My niece recently applied for a job at Lush simply for part time Christmas cover.
They were not looking for staff who had retail experience, no, they wanted young people who reflected their brand and had a background in musical theatre!
After completing a lengthy application form she was invited to join the three stage interview process: a group interview with tasks, if she passed that then an individual depth interview and if she managed to continue to impress them then a two-hour stint on the shop floor (with an hour’s training beforehand) at the end of which the staff she was working with would make the decision.
I am delighted to say she got through and now has a week of two-hour, paid for training stints in the shop after opening hours before being let loose on Lush’s discerning customers.
She has been impressed throughout by the professionality and friendliness of everyone she has met and is really excited about being part of the Lush experience.
Many companies would not even be that rigorous for a full time employee.
Sports Direct – I won’t dwell on this but will just say that, having walked out of a Sports Direct 6 months ago because I wanted to look at a coat that was hanging about 6 foot above my head and simply could not find a member of staff that was interested enough to even get it down for me, I was not at all surprised to hear about the dreadful way they treat their employees.
Similarly, I understand that the staff of a large supermarket who are in difficulties are not even shopping there themselves. The reason being they only get a 10% discount and their biggest rival is 15% cheaper than they are! Surely if the staff working in the shop cannot help, advise and recommend products to a customer then all is lost!

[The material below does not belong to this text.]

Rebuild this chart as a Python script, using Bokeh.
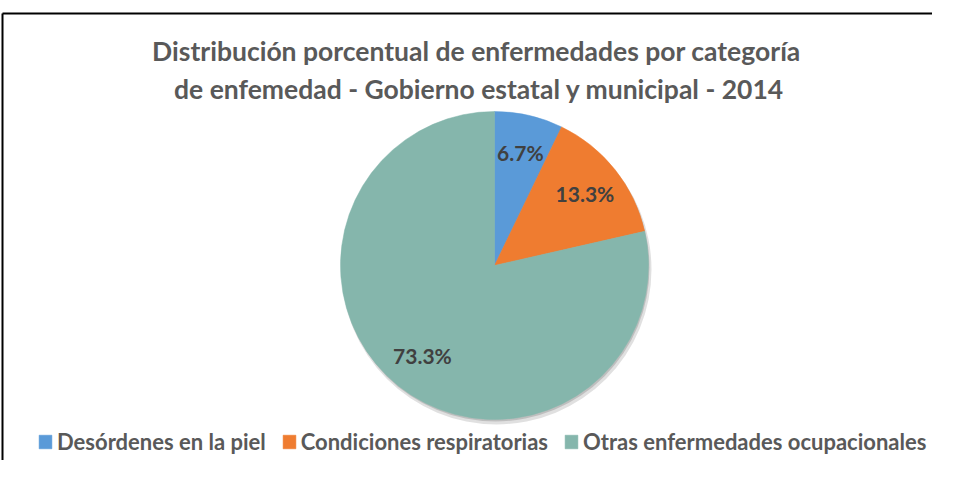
import math
from bokeh.plotting import figure
from bokeh.models import Range1d, Legend, LegendItem
from bokeh.core.properties import value
from bokeh.embed import file_html
from bokeh.resources import INLINE

# ---- data ----
title_lines = ["Distribución porcentual de enfermedades por categoría",
               "de enfemedad - Gobierno  estatal y municipal - 2014"]
categories = ["Desórdenes en la piel", "Condiciones respiratorias", "Otras enfermedades ocupacionales"]
percent = [6.7, 13.3, 73.3]
colors = ["#5A9AD8", "#EF7C30", "#85B6AC"]

W, H = 932, 460
p = figure(width=W, height=H, output_backend="svg", toolbar_location=None,
           x_range=Range1d(0, W), y_range=Range1d(0, H), min_border=0,
           x_axis_location=None, y_axis_location=None)
p.grid.visible = False
p.outline_line_color = None
p.background_fill_color = "white"
p.border_fill_color = "white"

# chart border (left and top edges visible in reference)
p.line(x=[2, 2], y=[0, 447], line_color="black", line_width=2)
p.line(x=[2, W], y=[447, 447], line_color="black", line_width=2)

# title
p.text(x=[476, 482], y=[410, 372], text=title_lines, text_align="center",
       text_baseline="middle", text_font=value("Lato"), text_font_style="bold",
       text_font_size="26.5px", text_color="#595959")

# pie
cx, cy, R = 494, 195, 154
total = sum(percent)
angles = [v / total * 2 * math.pi for v in percent]
starts, ends = [], []
a = math.pi / 2
for ang in angles:
    starts.append(a)
    ends.append(a - ang)
    a -= ang

# shadow
p.circle(x=[cx + 2], y=[cy - 4], radius=R + 1, fill_color="#000000", fill_alpha=0.12, line_color=None)
p.circle(x=[cx + 1], y=[cy - 2], radius=R, fill_color="#000000", fill_alpha=0.15, line_color=None)

renderers = []
for i in range(len(percent)):
    r = p.wedge(x=[cx], y=[cy], radius=R, start_angle=[starts[i]], end_angle=[ends[i]],
                direction="clock", fill_color=colors[i], line_color=colors[i], line_width=0.5)
    renderers.append(r)

# labels
lx, ly, lt = [], [], []
for i in range(len(percent)):
    mid = (starts[i] + ends[i]) / 2
    rr = 0.75 * R
    lx.append(cx + rr * math.cos(mid))
    ly.append(cy + rr * math.sin(mid))
    lt.append(f"{percent[i]:.1f}%")
p.text(x=lx, y=ly, text=lt, text_align="center", text_baseline="middle",
       text_font=value("Lato"), text_font_style="bold", text_font_size="21px",
       text_color="#404040")

legend = Legend(items=[LegendItem(label=categories[i], renderers=[renderers[i]]) for i in range(3)],
                orientation="horizontal", location=(37, 5), border_line_color=None,
                background_fill_alpha=0, padding=0, margin=0, spacing=15,
                glyph_width=16, glyph_height=17, label_standoff=4,
                label_text_font="Lato", label_text_font_style="bold",
                label_text_font_size="22px", label_text_color="#595959")
p.add_layout(legend, "center")

open("out.html", "w").write(file_html(p, INLINE))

People are often the only differentiator in our increasingly homogenous world, so I was not surprised to see Monarch’s latest ad is all about its people.
Perhaps they have learnt from Virgin who bravely, back when the norm was to push schedules, punctuality and reliability, put the ladies and lads in red at the forefront of its communications and have consistently delivered on it ever since.
I have not travelled with Monarch for many years so cannot tell you whether the reality matches their advertising but really hope that they aligned their recruitment, training and incentives to deliver the desired customer experience before promising it in the advertising.
Sometimes though it is not possible for your people to adapt enough to deliver your brand so you are left with the decision to re-staff or design the brand around the people you have.
I recently did some work for a large restaurant chain who wanted to reposition itself. There were some great positioning options that tested really well with customer but some were simply not able to be delivered by the very able, but culturally introvert staff. The solution was to simply pick one of the options that tested really well but did not need extrovert staff for its implementation.
So ensure your teams are the right ones to deliver your brand, ensure they understand it and are equipped and incentivized to deliver the outstanding and differentiating customer experience you want.